◆ Your goal
Print the listing from its top line through the line containing "const receivedMinorTicks = [0, 0.8, 1.6, 2.4];", nothing more, and leave out the pictures.

◆ Data extract

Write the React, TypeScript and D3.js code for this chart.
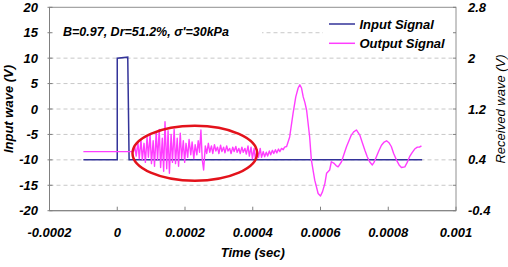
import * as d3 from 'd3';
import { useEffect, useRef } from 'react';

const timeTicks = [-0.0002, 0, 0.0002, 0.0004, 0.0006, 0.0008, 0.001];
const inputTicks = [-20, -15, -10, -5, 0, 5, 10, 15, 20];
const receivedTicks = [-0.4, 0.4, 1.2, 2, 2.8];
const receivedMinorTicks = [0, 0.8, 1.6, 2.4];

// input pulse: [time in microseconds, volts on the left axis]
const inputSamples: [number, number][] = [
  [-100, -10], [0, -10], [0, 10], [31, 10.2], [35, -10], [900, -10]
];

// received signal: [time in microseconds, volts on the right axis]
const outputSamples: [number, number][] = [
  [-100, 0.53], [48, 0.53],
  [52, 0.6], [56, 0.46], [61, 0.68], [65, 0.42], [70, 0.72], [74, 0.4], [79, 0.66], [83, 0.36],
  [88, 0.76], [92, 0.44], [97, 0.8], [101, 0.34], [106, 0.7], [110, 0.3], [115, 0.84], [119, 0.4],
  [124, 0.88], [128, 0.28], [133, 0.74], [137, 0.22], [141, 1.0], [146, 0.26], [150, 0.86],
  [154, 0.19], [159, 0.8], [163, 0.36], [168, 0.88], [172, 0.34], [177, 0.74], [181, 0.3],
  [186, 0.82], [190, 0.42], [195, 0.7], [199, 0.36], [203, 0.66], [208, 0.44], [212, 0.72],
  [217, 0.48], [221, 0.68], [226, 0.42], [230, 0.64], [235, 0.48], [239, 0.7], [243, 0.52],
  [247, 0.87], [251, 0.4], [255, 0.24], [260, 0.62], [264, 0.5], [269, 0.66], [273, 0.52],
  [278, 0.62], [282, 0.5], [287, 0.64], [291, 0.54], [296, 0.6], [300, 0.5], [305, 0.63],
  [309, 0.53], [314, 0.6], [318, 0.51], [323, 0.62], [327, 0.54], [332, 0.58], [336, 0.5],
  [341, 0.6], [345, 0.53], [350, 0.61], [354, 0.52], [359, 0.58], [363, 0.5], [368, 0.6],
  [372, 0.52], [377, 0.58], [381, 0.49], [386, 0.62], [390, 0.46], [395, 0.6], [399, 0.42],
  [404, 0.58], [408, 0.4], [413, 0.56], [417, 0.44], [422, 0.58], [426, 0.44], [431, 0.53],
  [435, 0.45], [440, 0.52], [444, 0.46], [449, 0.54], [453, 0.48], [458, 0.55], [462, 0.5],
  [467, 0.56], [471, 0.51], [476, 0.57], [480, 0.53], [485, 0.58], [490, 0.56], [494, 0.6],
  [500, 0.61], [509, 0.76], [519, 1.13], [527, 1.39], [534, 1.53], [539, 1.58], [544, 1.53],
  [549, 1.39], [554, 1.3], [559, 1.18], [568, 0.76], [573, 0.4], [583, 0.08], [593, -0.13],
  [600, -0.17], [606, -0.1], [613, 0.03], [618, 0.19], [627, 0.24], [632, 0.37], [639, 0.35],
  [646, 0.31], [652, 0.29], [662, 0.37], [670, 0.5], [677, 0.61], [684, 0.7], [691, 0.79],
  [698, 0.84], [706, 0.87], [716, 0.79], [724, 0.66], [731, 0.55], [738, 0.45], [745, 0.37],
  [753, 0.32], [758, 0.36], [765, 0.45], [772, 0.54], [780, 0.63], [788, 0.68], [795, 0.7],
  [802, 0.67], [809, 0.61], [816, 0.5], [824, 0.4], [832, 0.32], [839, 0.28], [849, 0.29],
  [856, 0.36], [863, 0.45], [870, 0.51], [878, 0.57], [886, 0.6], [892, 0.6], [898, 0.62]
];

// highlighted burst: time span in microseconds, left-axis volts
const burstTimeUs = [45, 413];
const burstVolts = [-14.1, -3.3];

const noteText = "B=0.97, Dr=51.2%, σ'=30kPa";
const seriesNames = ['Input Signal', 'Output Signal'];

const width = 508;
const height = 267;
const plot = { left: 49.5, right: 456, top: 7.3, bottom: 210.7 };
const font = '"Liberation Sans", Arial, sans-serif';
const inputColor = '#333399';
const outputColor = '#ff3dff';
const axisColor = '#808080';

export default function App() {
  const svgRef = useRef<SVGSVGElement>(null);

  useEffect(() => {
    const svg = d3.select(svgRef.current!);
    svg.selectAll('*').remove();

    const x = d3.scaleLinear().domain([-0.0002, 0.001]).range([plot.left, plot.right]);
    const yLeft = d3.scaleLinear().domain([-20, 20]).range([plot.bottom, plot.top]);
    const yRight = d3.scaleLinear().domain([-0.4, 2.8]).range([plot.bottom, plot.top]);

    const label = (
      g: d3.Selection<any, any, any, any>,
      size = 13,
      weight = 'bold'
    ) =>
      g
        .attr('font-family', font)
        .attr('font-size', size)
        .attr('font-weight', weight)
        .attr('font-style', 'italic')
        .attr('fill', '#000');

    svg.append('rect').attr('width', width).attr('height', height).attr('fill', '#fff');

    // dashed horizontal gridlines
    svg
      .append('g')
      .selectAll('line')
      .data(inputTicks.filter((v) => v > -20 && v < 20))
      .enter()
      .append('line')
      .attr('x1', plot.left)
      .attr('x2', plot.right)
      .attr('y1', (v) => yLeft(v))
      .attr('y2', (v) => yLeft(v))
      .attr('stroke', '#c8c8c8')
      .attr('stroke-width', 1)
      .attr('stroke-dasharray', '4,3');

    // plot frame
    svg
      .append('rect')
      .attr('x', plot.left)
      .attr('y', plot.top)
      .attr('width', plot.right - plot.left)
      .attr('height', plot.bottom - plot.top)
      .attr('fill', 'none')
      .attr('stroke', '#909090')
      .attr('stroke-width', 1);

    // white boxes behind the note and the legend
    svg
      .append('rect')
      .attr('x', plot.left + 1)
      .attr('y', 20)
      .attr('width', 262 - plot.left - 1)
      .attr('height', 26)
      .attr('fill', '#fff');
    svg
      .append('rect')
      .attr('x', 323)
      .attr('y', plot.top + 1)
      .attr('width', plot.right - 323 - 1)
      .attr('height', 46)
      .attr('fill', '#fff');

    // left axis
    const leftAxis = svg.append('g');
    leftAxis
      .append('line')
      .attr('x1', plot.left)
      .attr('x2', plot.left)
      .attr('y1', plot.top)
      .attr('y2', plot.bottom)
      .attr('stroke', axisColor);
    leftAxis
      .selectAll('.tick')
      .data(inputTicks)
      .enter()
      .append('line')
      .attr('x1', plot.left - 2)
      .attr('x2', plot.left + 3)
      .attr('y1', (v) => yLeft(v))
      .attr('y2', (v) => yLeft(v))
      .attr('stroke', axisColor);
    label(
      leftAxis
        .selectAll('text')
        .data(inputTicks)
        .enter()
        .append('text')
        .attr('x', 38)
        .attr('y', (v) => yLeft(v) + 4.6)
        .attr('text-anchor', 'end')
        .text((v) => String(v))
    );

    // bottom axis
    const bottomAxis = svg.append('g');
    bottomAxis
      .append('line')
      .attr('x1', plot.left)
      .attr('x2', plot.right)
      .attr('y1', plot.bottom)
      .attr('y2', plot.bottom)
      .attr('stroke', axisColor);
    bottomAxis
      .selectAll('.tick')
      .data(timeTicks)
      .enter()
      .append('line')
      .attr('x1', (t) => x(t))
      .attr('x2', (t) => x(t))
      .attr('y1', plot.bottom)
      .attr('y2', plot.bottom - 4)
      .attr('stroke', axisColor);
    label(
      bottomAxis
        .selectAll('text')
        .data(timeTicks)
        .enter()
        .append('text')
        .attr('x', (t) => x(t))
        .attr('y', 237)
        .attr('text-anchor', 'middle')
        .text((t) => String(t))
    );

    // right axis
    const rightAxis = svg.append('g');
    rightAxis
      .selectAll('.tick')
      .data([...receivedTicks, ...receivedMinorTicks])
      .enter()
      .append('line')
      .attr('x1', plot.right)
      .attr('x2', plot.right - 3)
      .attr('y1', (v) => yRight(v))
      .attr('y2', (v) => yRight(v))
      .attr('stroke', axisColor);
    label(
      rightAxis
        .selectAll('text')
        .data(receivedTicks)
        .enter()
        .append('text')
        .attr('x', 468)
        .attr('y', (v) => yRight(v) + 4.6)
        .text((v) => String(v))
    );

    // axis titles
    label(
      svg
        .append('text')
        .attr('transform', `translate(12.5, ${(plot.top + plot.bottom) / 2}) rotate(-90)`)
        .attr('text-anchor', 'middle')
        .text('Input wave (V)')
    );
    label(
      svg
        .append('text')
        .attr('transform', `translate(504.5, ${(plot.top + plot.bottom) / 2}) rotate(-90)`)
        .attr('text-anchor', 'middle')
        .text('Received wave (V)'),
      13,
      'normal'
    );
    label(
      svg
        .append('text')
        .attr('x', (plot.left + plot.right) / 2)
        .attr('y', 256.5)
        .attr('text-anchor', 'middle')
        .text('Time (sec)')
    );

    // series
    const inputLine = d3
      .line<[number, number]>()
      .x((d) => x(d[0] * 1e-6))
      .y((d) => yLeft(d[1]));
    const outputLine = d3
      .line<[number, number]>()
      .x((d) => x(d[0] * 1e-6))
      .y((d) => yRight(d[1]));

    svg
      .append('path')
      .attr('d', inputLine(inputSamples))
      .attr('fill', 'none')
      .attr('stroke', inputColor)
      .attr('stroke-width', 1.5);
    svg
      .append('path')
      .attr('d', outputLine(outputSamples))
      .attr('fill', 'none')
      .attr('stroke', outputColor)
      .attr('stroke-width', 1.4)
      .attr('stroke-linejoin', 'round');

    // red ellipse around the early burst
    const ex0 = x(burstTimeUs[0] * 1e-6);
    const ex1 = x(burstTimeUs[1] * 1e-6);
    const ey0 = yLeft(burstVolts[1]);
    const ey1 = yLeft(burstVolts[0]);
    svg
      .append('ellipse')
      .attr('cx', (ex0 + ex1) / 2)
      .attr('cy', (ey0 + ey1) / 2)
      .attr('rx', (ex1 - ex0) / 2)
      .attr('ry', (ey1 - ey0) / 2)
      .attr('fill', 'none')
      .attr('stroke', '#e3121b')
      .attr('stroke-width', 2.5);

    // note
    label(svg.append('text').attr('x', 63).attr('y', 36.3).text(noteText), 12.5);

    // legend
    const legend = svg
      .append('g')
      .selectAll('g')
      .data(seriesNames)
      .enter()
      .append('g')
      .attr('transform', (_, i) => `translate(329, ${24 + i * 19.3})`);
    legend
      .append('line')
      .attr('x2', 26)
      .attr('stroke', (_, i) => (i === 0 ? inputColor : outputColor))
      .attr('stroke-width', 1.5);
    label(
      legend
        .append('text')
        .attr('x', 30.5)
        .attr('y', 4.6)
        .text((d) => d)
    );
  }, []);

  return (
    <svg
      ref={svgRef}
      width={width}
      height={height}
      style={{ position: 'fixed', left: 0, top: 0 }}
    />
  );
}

◆ Task answer
Write the React, TypeScript and D3.js code for this chart.
import * as d3 from 'd3';
import { useEffect, useRef } from 'react';

const timeTicks = [-0.0002, 0, 0.0002, 0.0004, 0.0006, 0.0008, 0.001];
const inputTicks = [-20, -15, -10, -5, 0, 5, 10, 15, 20];
const receivedTicks = [-0.4, 0.4, 1.2, 2, 2.8];
const receivedMinorTicks = [0, 0.8, 1.6, 2.4];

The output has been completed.